SEMA announced that most businesses in the specialty automotive industry will continue to operate during the COVID-19 pandemic. This is despite most states “shelter in place” regulations.
SEMA conducted the survey on April 1-7 in efforts to identify areas to support the aftermarket industry during the pandemic with hopes of recovery.
“The results of this survey show the resiliency of the specialty automotive industry and how it continues to push forward, working to move past the COVID-19 disruption,” said SEMA President and CEO Chris Kersting. “We are using this feedback to further develop resources to help member businesses through this time of economic interruption.”
Most aftermarket industry operations continue to remain open under the “essential business” designation, and more than half of the industry’s employees continue to work from a company site, as a large number of production, technical, logistical, and retail positions can only be done at a jobsite.

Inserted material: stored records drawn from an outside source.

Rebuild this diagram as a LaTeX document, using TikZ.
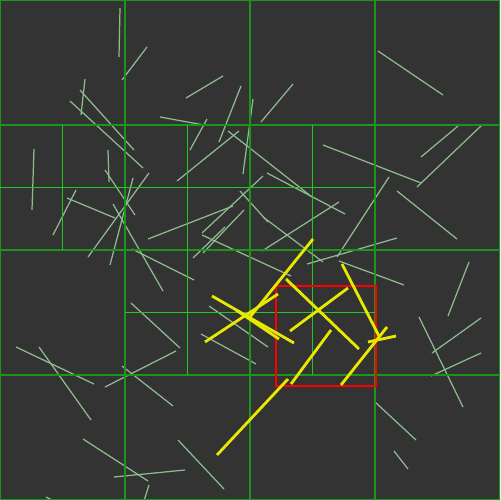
\documentclass[tikz,border=0pt]{standalone}
\usepackage{tikz}
\usetikzlibrary{positioning}
\definecolor{bgcol}{RGB}{51,51,51}
\definecolor{gridmaj}{RGB}{26,150,26}
\definecolor{gridmin}{RGB}{34,200,34}
\definecolor{segcol}{RGB}{143,188,143}
\definecolor{hitcol}{RGB}{232,232,0}
\tikzset{
  majline/.style={gridmaj,line width=0.8pt},
  minline/.style={gridmin,line width=0.6pt},
  seg/.style={segcol,line width=0.7pt},
  hit/.style={hitcol,line width=1.6pt},
  query/.style={red,line width=1.4pt}
}
\begin{document}
\begin{tikzpicture}[x=0.02cm,y=-0.02cm]
        \useasboundingbox (0,0) rectangle (500,500);
        \clip (0,0) rectangle (500,500);
        \fill[bgcol] (0,0) rectangle (500,500);
        % all segments
        \foreach \xa/\ya/\xb/\yb in {120/8/119/57, 147/47/122/80, 85/79/81/115, 80/90/134/150,
            70/101/143/168, 223/76/186/98, 241/86/219/142, 160/117/204/125, 207/119/190/150,
            253/99/243/174, 228/131/312/197, 239/131/177/181, 34/149/32/210, 108/150/109/182,
            105/170/135/215, 149/173/88/257, 133/178/110/265, 76/190/53/235, 67/198/115/218,
            113/204/163/291, 148/239/233/206, 202/233/263/176, 244/210/203/253, 225/227/193/258,
            202/235/291/276, 240/191/268/222, 132/249/194/280, 293/84/261/122, 378/51/443/95,
            458/126/421/157, 482/125/417/187, 323/145/421/183, 267/173/345/214, 263/217/323/262,
            339/202/262/251, 389/177/337/257, 397/191/457/239, 397/238/307/264, 16/347/94/384,
            39/347/91/420, 131/303/180/348, 176/351/105/387, 122/366/173/406, 83/439/148/481,
            114/477/185/470, 178/440/224/489, 149/485/143/504, 46/497/58/503, 209/306/268/347,
            201/334/256/364, 469/262/448/316, 481/318/432/353, 419/317/463/407, 481/353/431/376,
            375/402/416/440, 394/451/408/469, 339/261/404/285}
          \draw[seg] (\xa,\ya) -- (\xb,\yb);
        % quadtree cells
        \foreach \t in {0,125,250,375,500} {
          \draw[majline] (\t,0) -- (\t,500);
          \draw[majline] (0,\t) -- (500,\t);
        }
        \draw[minline] (0,187.5) -- (375,187.5);
        \draw[minline] (125,312.5) -- (375,312.5);
        \draw[minline] (62.5,125) -- (62.5,250);
        \draw[minline] (187.5,125) -- (187.5,375);
        \draw[minline] (312.5,125) -- (312.5,375);
        % query window and hits
        \draw[query] (276,286) rectangle (376,386);
        \foreach \xa/\ya/\xb/\yb in {313/239/250/317, 278/294/205/342, 212/296/294/343,
            236/310/279/339, 286/279/359/349, 348/288/290/331, 331/330/291/384,
            342/264/379/336, 387/327/341/385, 368/342/396/336, 288/379/217/455}
          \draw[hit] (\xa,\ya) -- (\xb,\yb);
      \end{tikzpicture}
\end{document}
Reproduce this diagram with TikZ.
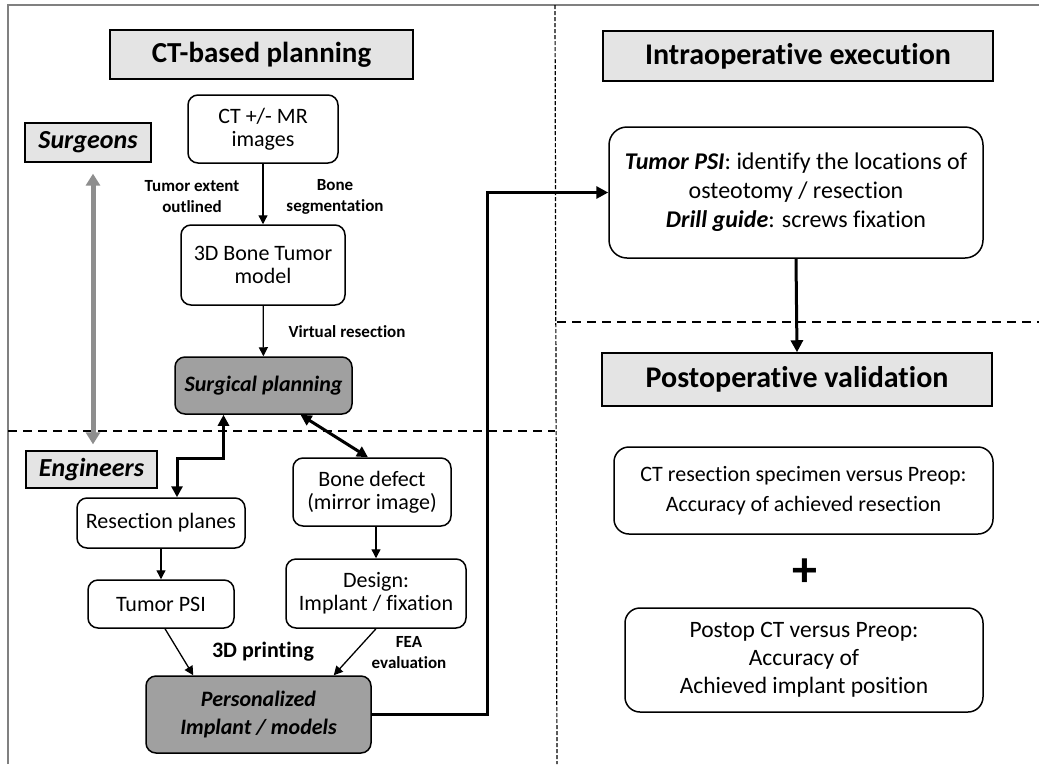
\documentclass[tikz,border=0pt]{standalone}
\usepackage{fontspec}
\setmainfont{Carlito}[Ligatures=NoCommon]
\usetikzlibrary{calc,positioning,arrows.meta}
\definecolor{HeadGray}{HTML}{E4E4E4}
\definecolor{PlanGray}{HTML}{A0A0A0}
\definecolor{RoleGray}{HTML}{8E8E8E}

\begin{document}
\begin{tikzpicture}[x=1pt,y=-1pt,
		headbox/.style={draw=black, fill=HeadGray, line width=1.5pt,
			align=center, font=\fontsize{29}{30}\selectfont\bfseries},
		rolebox/.style={draw=black, fill=HeadGray, line width=1.3pt,
			font=\fontsize{26}{28}\selectfont\bfseries\itshape},
		box/.style={draw=black, fill=white, rounded corners=10pt, line width=1.5pt,
			align=center, font=\fontsize{22}{23}\selectfont},
		darkbox/.style={box, fill=PlanGray, font=\fontsize{22}{28}\selectfont\bfseries\itshape},
		lbl/.style={align=center, font=\fontsize{17}{21}\selectfont\bfseries},
		arrow/.style={-{Triangle[length=9pt,width=9pt]}, line width=1.3pt},
		bigarrow/.style={-{Triangle[length=12pt,width=12pt]}, line width=3pt},
		biarrow/.style={{Triangle[length=11pt,width=11pt]}-{Triangle[length=11pt,width=11pt]}, line width=3pt},
		rolearrow/.style={{Triangle[length=12pt,width=14pt]}-{Triangle[length=12pt,width=14pt]},
			line width=5pt, RoleGray},
		divider/.style={line width=1.2pt, dash pattern=on 9pt off 6pt}
		]
		\useasboundingbox (0,0) rectangle (1039,764);
		% frame and separators
		\draw[gray, line width=2pt] (8,764) -- (8,5) -- (1039,5);
		\draw[line width=1.2pt, dash pattern=on 4pt off 2pt] (555,5) -- (557,764);
		\draw[divider] (8,431) -- (555,431);
		\draw[divider] (557,322) -- (1039,322);
		
		% CT-based planning
		\node[headbox, minimum width=303pt, minimum height=49pt] (ctplan) at (261.5,54.5) {CT-based planning};
		\node[rolebox, minimum width=126pt, minimum height=39pt] (surg) at (88,142.5) {Surgeons};
		\node[rolebox, minimum width=131pt, minimum height=37pt] (eng) at (91.5,469.5) {Engineers};
		\node[box, minimum width=150pt, minimum height=68pt] (ctmr) at (263,129) {CT +/- MR\\images};
		\node[box, minimum width=164pt, minimum height=80pt] (bone3d) at (263,265) {3D Bone Tumor\\model};
		\node[darkbox, minimum width=177pt, minimum height=57pt] (plan) at (263.5,385.5) {Surgical planning};
		\node[box, minimum width=158pt, minimum height=68pt] (defect) at (372,492) {Bone defect\\(mirror image)};
		\node[box, minimum width=168pt, minimum height=50pt] (resplanes) at (161,523) {Resection planes};
		\node[box, minimum width=146pt, minimum height=48pt] (tpsi) at (161,604) {Tumor PSI};
		\node[box, minimum width=180pt, minimum height=69pt] (design) at (376,593.5) {Design:\\Implant / fixation};
		\node[darkbox, minimum width=225pt, minimum height=77pt] (pers) at (258.5,714.5) {Personalized\\Implant / models};
		
		\node[lbl] (extent) at (192,197) {Tumor extent\\outlined};
		\node[lbl] (segm) at (335,197) {Bone\\segmentation};
		\node[lbl] (virt) at (347,332) {Virtual resection};
		\node[lbl, font=\fontsize{22}{24}\selectfont\bfseries] (print) at (263,652) {3D printing};
		\node[lbl] (fea) at (409,653) {FEA\\evaluation};
		
		% Intraoperative execution
		\node[headbox, font=\fontsize{30}{31}\selectfont\bfseries, minimum width=390pt, minimum height=50pt] (intraop) at (798,56) {Intraoperative execution};
		\node[box, rounded corners=18pt, font=\fontsize{24}{29}\selectfont, minimum width=374pt, minimum height=131pt] (intra) at (796,192.5)
			{\textbf{\textit{Tumor PSI}}: identify the locations of\\osteotomy / resection\\\textbf{\textit{Drill guide}}: screws fixation};
		
		% Postoperative validation
		\node[headbox, font=\fontsize{30}{31}\selectfont\bfseries, minimum width=390pt, minimum height=53pt] (postval) at (797,379.5) {Postoperative validation};
		\node[box, rounded corners=15pt, font=\fontsize{22}{30}\selectfont, minimum width=379pt, minimum height=87pt] (ctres) at (803.5,490.5)
			{CT resection specimen versus Preop:\\Accuracy of achieved resection};
		\node[font=\fontsize{50}{50}\selectfont\bfseries] (plus) at (805,573) {+};
		\node[box, rounded corners=15pt, font=\fontsize{23.5}{28}\selectfont, minimum width=358pt, minimum height=104pt] (postct) at (804,660)
			{Postop CT versus Preop:\\Accuracy of\\Achieved implant position};
		
		% connectors
		\draw[rolearrow] ($(surg.south)+(5,11)$) -- ($(eng.north)+(1.5,-6)$);
		\draw[arrow] (ctmr) -- (bone3d);
		\draw[arrow] (bone3d) -- (plan);
		\draw[biarrow] ($(plan.south)+(37,0)$) -- ($(defect.north)+(-4,0)$);
		\draw[biarrow] ($(plan.south)+(-40,0)$) -- ++(0,44) -| ($(resplanes.north)+(16,0)$);
		\draw[arrow] (resplanes) -- (tpsi);
		\draw[arrow] ($(defect.south)+(4,0)$) -- (design.north);
		\draw[arrow] ($(tpsi.south)+(4,0)$) -- ($(pers.north west)+(48,0)$);
		\draw[arrow] (design.south) -- ($(pers.north east)+(-38,0)$);
		\draw[bigarrow] (pers.east) -| ($(intra.west)+(-121,0)$) -- (intra.west);
		\draw[bigarrow] (intra.south) -- (postval.north);
	\end{tikzpicture}
\end{document}
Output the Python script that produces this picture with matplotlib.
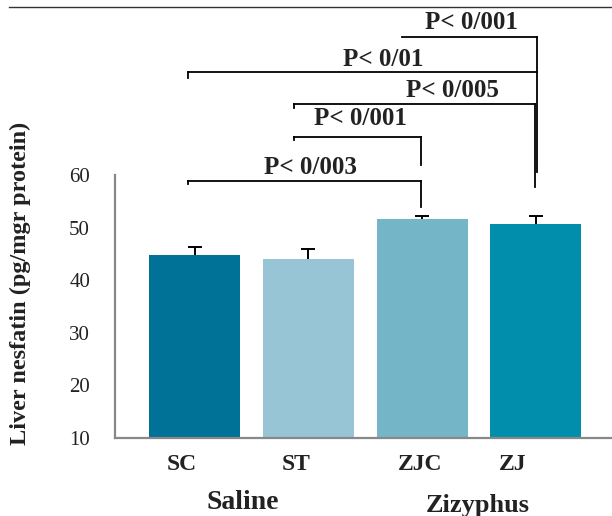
import matplotlib
matplotlib.use("Agg")
import matplotlib.pyplot as plt
from matplotlib.lines import Line2D

# data
groups = ['SC', 'ST', 'ZJC', 'ZJ']
means = [44.8, 44.0, 51.6, 50.7]
errors = [1.5, 2.0, 0.6, 1.5]
bar_colors = ['#007298', '#97c5d5', '#74b5c8', '#008eac']
yticks = [10, 20, 30, 40, 50, 60]
p_labels = ['P< 0/003', 'P< 0/001', 'P< 0/005', 'P< 0/01', 'P< 0/001']
treatments = ['Saline', 'Zizyphus']

plt.rcParams['font.family'] = ['Liberation Serif', 'DejaVu Serif']

fig = plt.figure(figsize=(6.12, 5.16), dpi=100)
ax = fig.add_axes([115/612, 1-438/516, 497/612, 263/516])

x = range(len(groups))
# error bars behind the bars so only the upper half shows
ax.errorbar(x, means, yerr=errors, fmt='none', ecolor='black',
            elinewidth=1.4, capsize=5, capthick=1.4, zorder=1)
ax.bar(x, means, width=0.8, color=bar_colors, zorder=2)

ax.set_ylim(10, 60)
ax.set_xlim(-0.7, 3.67)
ax.set_yticks(yticks)
ax.set_yticklabels([str(t) for t in yticks], fontsize=15, color='#222222')
ax.tick_params(axis='y', length=0, pad=18)
ax.set_xticks([])
for s in ['top', 'right']:
    ax.spines[s].set_visible(False)
for s in ['left', 'bottom']:
    ax.spines[s].set_color('#888888')
    ax.spines[s].set_linewidth(1.6)
    ax.spines[s].set_zorder(3)

# category labels (slightly left of bar centres like in the original)
label_dx = [-0.11, -0.11, -0.02, -0.2]
for i, g in enumerate(groups):
    ax.text(i + label_dx[i], 5.0, g, ha='center', va='center',
            fontsize=17, fontweight='bold', color='#222222')
ax.text(0.42, -2.3, treatments[0], ha='center', va='center',
        fontsize=20, fontweight='bold', color='#222222')
ax.text(2.49, -2.8, treatments[1], ha='center', va='center',
        fontsize=19, fontweight='bold', color='#222222')

fig.text(20/612, 1-283/516, 'Liver nesfatin (pg/mgr protein)', rotation=90,
         ha='center', va='center', fontsize=17.5, fontweight='bold', color='#222222')

# significance brackets: x1, x2, y, left drop, right drop, label, text x, text y
brackets = [
    (-0.06, 1.99, 58.86, 58.3, 53.9, p_labels[0], 1.02, 61.5),
    (0.87, 1.99, 67.2, 66.7, 61.9, p_labels[1], 1.46, 70.8),
    (0.87, 2.99, 73.5, 72.7, 57.7, p_labels[2], 2.27, 76.0),
    (-0.06, 3.01, 79.6, 78.4, None, p_labels[3], 1.66, 81.9),
    (1.82, 3.01, 86.3, None, 60.6, p_labels[4], 2.43, 88.9),
]
for x1, x2, y, yl, yr, lab, tx, ty in brackets:
    ax.plot([x1, x2], [y, y], color='black', lw=1.3, clip_on=False)
    if yl is not None:
        ax.plot([x1, x1], [y, yl], color='black', lw=1.3, clip_on=False)
    if yr is not None:
        ax.plot([x2, x2], [y, yr], color='black', lw=1.3, clip_on=False)
    ax.text(tx, ty, lab, ha='center', va='center', fontsize=18,
            fontweight='bold', color='#222222', clip_on=False)

fig.add_artist(Line2D([9/612, 1], [1-7/516, 1-7/516], color='#333333', lw=1.0))

fig.savefig('out.png', dpi=100)
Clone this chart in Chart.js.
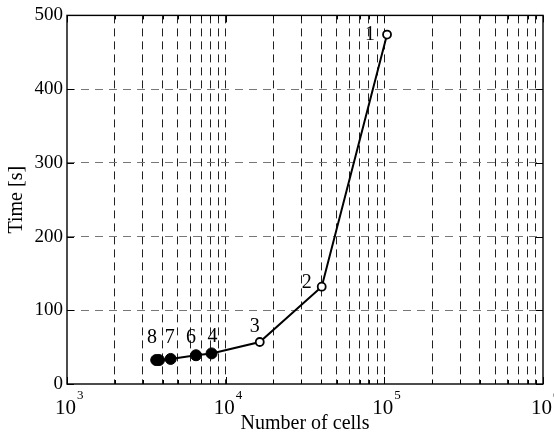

The survey also found that most business owners remain optimistic, with 87% indicating that they are “impacted short-term but will get through it.” The strength of the industry is depicted by the 82% of employees who continue working from at a jobsite or from home, and by the nearly 2,000 companies that have signed up to exhibit at this year’s SEMA Show.
“The aftermarket industry and our members remain positive, and are looking forward to opening back up in the months ahead and participating in a SEMA Show that will play a key role in launching a successful 2021,” said Kersting. “Now more than ever our priority for SEMA is clear: assuring the health, safety, and business continuity for our members, partners, employees, and the overall industry community.”
SEMA continues to be a beacon of hope for businesses. “We’re identifying best practices, including how to effectively protect your employees’ health and prevent the spread of the virus. ” Per their site.
To further assist businesses during the Coronavirus pandemic, SEMA has created a dedicated webpage, www.sema.org/coronavirus, which includes up-to-date information about how each state defines “essential” businesses, SBA (Small Business Administration) emergency loans, paid sick and family leave, unemployment benefits, and more. As developments unfold, SEMA will continue to monitor and collect information and provide updates to the site.
“It is at times like these that the power of a collective can be most beneficial,” said Kersting. “I’m optimistic that by working together, we will continue to persevere and thrive.”